• Aim of the task: Your task is to retype the lines from the opening of the material through the line that includes "3.6, 1.4, null];". Do not copy the pictures.

• Data section:
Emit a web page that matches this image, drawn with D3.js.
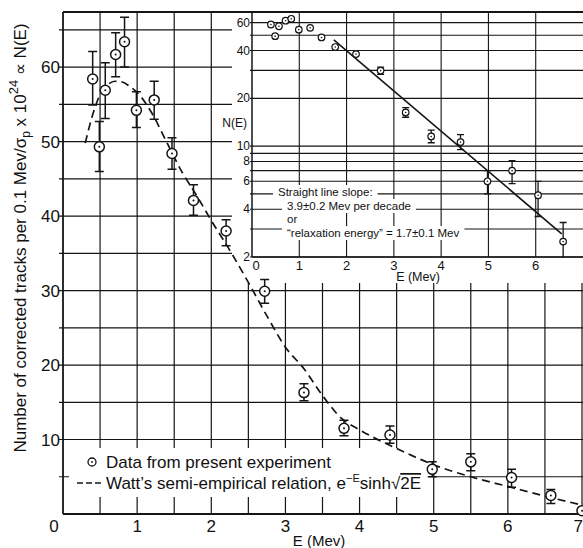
<!DOCTYPE html>
<html>
<head>
<meta charset="utf-8">
<script src="https://cdn.jsdelivr.net/npm/d3@7"></script>
<style>
  body { margin: 0; background: #fff; }
  svg { display: block; font-family: 'Liberation Sans', Arial, sans-serif; fill: #111; }
</style>
</head>
<body>
<svg id="chart" width="583" height="548"></svg>
<script>
// measured points (same data shown in both panels)
var energy = [0.4, 0.49, 0.57, 0.71, 0.83, 0.99, 1.23, 1.47, 1.76, 2.2, 2.72, 3.25, 3.79, 4.41, 4.98, 5.5, 6.05, 6.58, 7.0];
var counts = [58.4, 49.3, 56.9, 61.7, 63.4, 54.2, 55.6, 48.4, 42.1, 38.0, 29.9, 16.3, 11.5, 10.6, 6.0, 7.0, 4.9, 2.5, 0.45];
var errHigh = [62.1, 52.7, 60.6, 64.6, 66.7, 56.7, 58.1, 50.5, 44.2, 39.5, 31.5, 17.5, 12.6, 11.8, 7.0, 8.1, 6.0, 3.3, null];
var errLow = [54.9, 46.0, 53.1, 58.7, 60.0, 51.9, 53.0, 46.3, 40.1, 36.0, 28.3, 15.2, 10.5, 9.5, 5.0, 5.8, 3.6, 1.4, null];

// Watt curve
var wattE = [0.3, 0.4, 0.5, 0.6, 0.7, 0.8, 0.9, 1.0, 1.2, 1.4, 1.6, 1.8, 2.0, 2.25, 2.5, 2.75, 3.0, 3.25, 3.5, 3.75, 4.0, 4.5, 5.0, 5.5, 6.0, 6.5, 7.0];
var wattN = [49.8, 53.6, 56.3, 57.6, 58.1, 58.0, 57.4, 56.6, 53.8, 49.9, 46.0, 42.8, 39.4, 35.4, 31.1, 26.6, 22.4, 19.5, 15.9, 12.9, 11.3, 8.8, 6.6, 5.0, 3.7, 2.4, 1.2];

// straight line fit in the inset
var fitE = [1.73, 6.55];
var fitN = [46.7, 2.8];

var mainYTicks = [10, 20, 30, 40, 50, 60];
var mainXTicks = [1, 2, 3, 4, 5, 6, 7];
var insetYTicks = [60, 40, 20, 10, 8, 6, 4, 2];
var insetXTicks = [0, 1, 2, 3, 4, 5, 6];
var insetNote = [
  'Straight line slope:',
  '3.9\u00b10.2 Mev per decade',
  'or',
  '\u201crelaxation energy\u201d = 1.7\u00b10.1 Mev'
];

(function() {
  var svg = d3.select('#chart');
  var ink = '#151515';

  var x = d3.scaleLinear().domain([0, 7]).range([63, 582]);
  var y = d3.scaleLinear().domain([0, 67.4]).range([514, 12]);

  var points = energy.map(function(e, i) {
    return { e: e, n: counts[i], hi: errHigh[i], lo: errLow[i] };
  });

  // main grid
  var grid = svg.append('g').attr('stroke', ink).attr('stroke-width', 1.2);
  grid.selectAll('.h')
    .data(d3.range(5, 66, 5))
    .enter().append('line')
    .attr('x1', 59).attr('x2', 583)
    .attr('y1', function(d) { return y(d); })
    .attr('y2', function(d) { return y(d); });
  grid.selectAll('.v')
    .data(d3.range(0.5, 7.01, 0.5))
    .enter().append('line')
    .attr('y1', y(67.4)).attr('y2', y(0))
    .attr('x1', function(d) { return x(d); })
    .attr('x2', function(d) { return x(d); });

  // frame
  var frame = svg.append('g').attr('stroke', ink).attr('stroke-width', 1.8);
  frame.append('line').attr('x1', x(0)).attr('x2', x(0)).attr('y1', y(67.4)).attr('y2', y(0));
  frame.append('line').attr('x1', x(0)).attr('x2', 583).attr('y1', y(0)).attr('y2', y(0));
  frame.append('line').attr('x1', x(0)).attr('x2', 583).attr('y1', y(67.4)).attr('y2', y(67.4));

  // legend background
  svg.append('rect')
    .attr('x', 69).attr('y', 448).attr('width', 360).attr('height', 49)
    .attr('fill', '#fff');

  // tick labels
  svg.append('g').selectAll('text')
    .data(mainYTicks)
    .enter().append('text')
    .attr('x', 60)
    .attr('y', function(d) { return y(d) + 6; })
    .attr('text-anchor', 'end')
    .attr('font-size', 17)
    .text(function(d) { return d; });
  svg.append('text')
    .attr('x', 54).attr('y', 532)
    .attr('text-anchor', 'middle').attr('font-size', 17)
    .text('0');
  svg.append('g').selectAll('text')
    .data(mainXTicks)
    .enter().append('text')
    .attr('x', function(d) { return d === 7 ? 583 : x(d); })
    .attr('y', 532)
    .attr('text-anchor', function(d) { return d === 7 ? 'end' : 'middle'; })
    .attr('font-size', 17)
    .text(function(d) { return d; });
  svg.append('text')
    .attr('x', 319).attr('y', 546)
    .attr('text-anchor', 'middle').attr('font-size', 15)
    .text('E (Mev)');

  // y title
  var title = svg.append('text')
    .attr('transform', 'translate(26,238) rotate(-90)')
    .attr('text-anchor', 'middle')
    .attr('font-size', 17);
  title.append('tspan').text('Number of corrected tracks per 0.1 Mev/\u03c3');
  title.append('tspan').attr('font-size', 12).attr('dy', 4).text('p');
  title.append('tspan').attr('dy', -4).text(' x 10');
  title.append('tspan').attr('font-size', 13).attr('dy', -8).text('24');
  title.append('tspan').attr('dy', 8).text(' \u221d N(E)');

  // ---------- inset ----------
  var ix = d3.scaleLinear().domain([0, 7]).range([252, 583]);
  var iy = d3.scaleLog().domain([2, 70]).range([257, 12]);

  svg.append('rect')
    .attr('x', 232).attr('y', 13).attr('width', 351).attr('height', 270)
    .attr('fill', '#fff');

  var igrid = svg.append('g').attr('stroke', ink).attr('stroke-width', 1.1);
  igrid.selectAll('.h')
    .data([2, 3, 4, 5, 6, 7, 8, 9, 10, 20, 30, 40, 50, 60])
    .enter().append('line')
    .attr('x1', 250).attr('x2', 583)
    .attr('y1', function(d) { return iy(d); })
    .attr('y2', function(d) { return iy(d); });
  igrid.selectAll('.v')
    .data([1, 2, 3, 4, 5, 6])
    .enter().append('line')
    .attr('y1', iy(70)).attr('y2', iy(2))
    .attr('x1', function(d) { return ix(d); })
    .attr('x2', function(d) { return ix(d); });
  igrid.append('line')
    .attr('x1', ix(0)).attr('x2', ix(0)).attr('y1', iy(70)).attr('y2', iy(2))
    .attr('stroke-width', 1.5);
  igrid.append('line')
    .attr('x1', ix(0)).attr('x2', 583).attr('y1', iy(2)).attr('y2', iy(2))
    .attr('stroke-width', 1.5);
  igrid.append('line')
    .attr('x1', 232).attr('x2', 583).attr('y1', iy(70)).attr('y2', iy(70))
    .attr('stroke-width', 1.8);

  svg.append('g').selectAll('text')
    .data(insetYTicks)
    .enter().append('text')
    .attr('x', 250)
    .attr('y', function(d) { return iy(d) + 4; })
    .attr('text-anchor', 'end')
    .attr('font-size', 12)
    .text(function(d) { return d; });
  svg.append('g').selectAll('text')
    .data(insetXTicks)
    .enter().append('text')
    .attr('x', function(d) { return d === 0 ? ix(d) + 4 : ix(d); })
    .attr('y', 270)
    .attr('text-anchor', 'middle')
    .attr('font-size', 13)
    .text(function(d) { return d; });
  svg.append('text')
    .attr('x', 418).attr('y', 281)
    .attr('text-anchor', 'middle').attr('font-size', 12.5)
    .text('E (Mev)');
  svg.append('text')
    .attr('x', 247).attr('y', 127)
    .attr('text-anchor', 'end').attr('font-size', 12)
    .text('N(E)');

  // note block with white backing
  var note = svg.append('g');
  var noteX = [278, 287, 287, 287];
  var noteY = [196, 210, 223, 237];
  note.selectAll('text')
    .data(insetNote)
    .enter().append('text')
    .attr('x', function(d, i) { return noteX[i]; })
    .attr('y', function(d, i) { return noteY[i]; })
    .attr('font-size', 11.5)
    .text(function(d) { return d; })
    .each(function() {
      var b = this.getBBox();
      note.insert('rect', 'text')
        .attr('x', b.x - 5).attr('y', b.y - 1)
        .attr('width', b.width + 10).attr('height', b.height + 2)
        .attr('fill', '#fff');
    });

  svg.append('clipPath').attr('id', 'inset-clip')
    .append('rect').attr('x', 252).attr('y', 12).attr('width', 331).attr('height', 246);
  var inset = svg.append('g').attr('clip-path', 'url(#inset-clip)');

  inset.append('line')
    .attr('x1', ix(fitE[0])).attr('y1', iy(fitN[0]))
    .attr('x2', ix(fitE[1])).attr('y2', iy(fitN[1]))
    .attr('stroke', ink).attr('stroke-width', 1.6);

  var ipts = points.filter(function(d) { return d.e < 6.9; });
  var ibars = ipts.filter(function(d) { return d.e > 2.5; });
  var ib = inset.append('g').attr('stroke', ink).attr('stroke-width', 1.3);
  ib.selectAll('.bar')
    .data(ibars)
    .enter().append('path')
    .attr('fill', 'none')
    .attr('d', function(d) {
      var cx = ix(d.e), t = iy(d.hi), b = iy(d.lo);
      return 'M' + (cx - 3.5) + ',' + t + 'H' + (cx + 3.5) +
        'M' + cx + ',' + t + 'V' + b +
        'M' + (cx - 3.5) + ',' + b + 'H' + (cx + 3.5);
    });
  var ig = inset.selectAll('.pt')
    .data(ipts)
    .enter().append('g')
    .attr('transform', function(d) { return 'translate(' + ix(d.e) + ',' + iy(d.n) + ')'; });
  ig.append('circle').attr('r', 3.3).attr('fill', '#fff').attr('stroke', ink).attr('stroke-width', 1.2);
  ig.append('circle').attr('r', 0.8).attr('fill', ink);

  // ---------- main data ----------
  var line = d3.line()
    .x(function(d) { return x(d[0]); })
    .y(function(d) { return y(d[1]); })
    .curve(d3.curveMonotoneX);
  svg.append('path')
    .datum(d3.zip(wattE, wattN))
    .attr('d', line)
    .attr('fill', 'none')
    .attr('stroke', ink)
    .attr('stroke-width', 1.7)
    .attr('stroke-dasharray', '8,5');

  var bars = svg.append('g').attr('stroke', ink).attr('stroke-width', 1.5);
  bars.selectAll('path')
    .data(points.filter(function(d) { return d.hi !== null; }))
    .enter().append('path')
    .attr('fill', 'none')
    .attr('d', function(d) {
      var cx = x(d.e), t = y(d.hi), b = y(d.lo);
      return 'M' + (cx - 4.5) + ',' + t + 'H' + (cx + 4.5) +
        'M' + cx + ',' + t + 'V' + b +
        'M' + (cx - 4.5) + ',' + b + 'H' + (cx + 4.5);
    });
  var mg = svg.selectAll('.mpt')
    .data(points)
    .enter().append('g')
    .attr('transform', function(d) { return 'translate(' + x(d.e) + ',' + y(d.n) + ')'; });
  mg.append('circle').attr('r', 5).attr('fill', '#fff').attr('stroke', ink).attr('stroke-width', 1.5);
  mg.append('circle').attr('r', 1).attr('fill', ink);

  // legend
  var lg = svg.append('g');
  lg.append('circle').attr('cx', 92).attr('cy', 462).attr('r', 4)
    .attr('fill', 'none').attr('stroke', ink).attr('stroke-width', 1.3);
  lg.append('circle').attr('cx', 92).attr('cy', 462).attr('r', 0.9).attr('fill', ink);
  lg.append('text').attr('x', 106).attr('y', 468).attr('font-size', 17)
    .text('Data from present experiment');
  lg.append('line').attr('x1', 77).attr('x2', 104).attr('y1', 483).attr('y2', 483)
    .attr('stroke', ink).attr('stroke-width', 1.6).attr('stroke-dasharray', '6,3');
  var eq = lg.append('text').attr('x', 106).attr('y', 489).attr('font-size', 17);
  eq.append('tspan').text('Watt\u2019s semi-empirical relation, e');
  eq.append('tspan').attr('font-size', 11).attr('dy', -7).text('\u2212E');
  eq.append('tspan').attr('dy', 7).text('sinh\u221a');
  eq.append('tspan').style('text-decoration', 'overline').text('2E');
}());
</script>
</body>
</html>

• Answer to this exercise:
Emit a web page that matches this image, drawn with D3.js.
<!DOCTYPE html>
<html>
<head>
<meta charset="utf-8">
<script src="https://cdn.jsdelivr.net/npm/d3@7"></script>
<style>
  body { margin: 0; background: #fff; }
  svg { display: block; font-family: 'Liberation Sans', Arial, sans-serif; fill: #111; }
</style>
</head>
<body>
<svg id="chart" width="583" height="548"></svg>
<script>
// measured points (same data shown in both panels)
var energy = [0.4, 0.49, 0.57, 0.71, 0.83, 0.99, 1.23, 1.47, 1.76, 2.2, 2.72, 3.25, 3.79, 4.41, 4.98, 5.5, 6.05, 6.58, 7.0];
var counts = [58.4, 49.3, 56.9, 61.7, 63.4, 54.2, 55.6, 48.4, 42.1, 38.0, 29.9, 16.3, 11.5, 10.6, 6.0, 7.0, 4.9, 2.5, 0.45];
var errHigh = [62.1, 52.7, 60.6, 64.6, 66.7, 56.7, 58.1, 50.5, 44.2, 39.5, 31.5, 17.5, 12.6, 11.8, 7.0, 8.1, 6.0, 3.3, null];
var errLow = [54.9, 46.0, 53.1, 58.7, 60.0, 51.9, 53.0, 46.3, 40.1, 36.0, 28.3, 15.2, 10.5, 9.5, 5.0, 5.8, 3.6, 1.4, null];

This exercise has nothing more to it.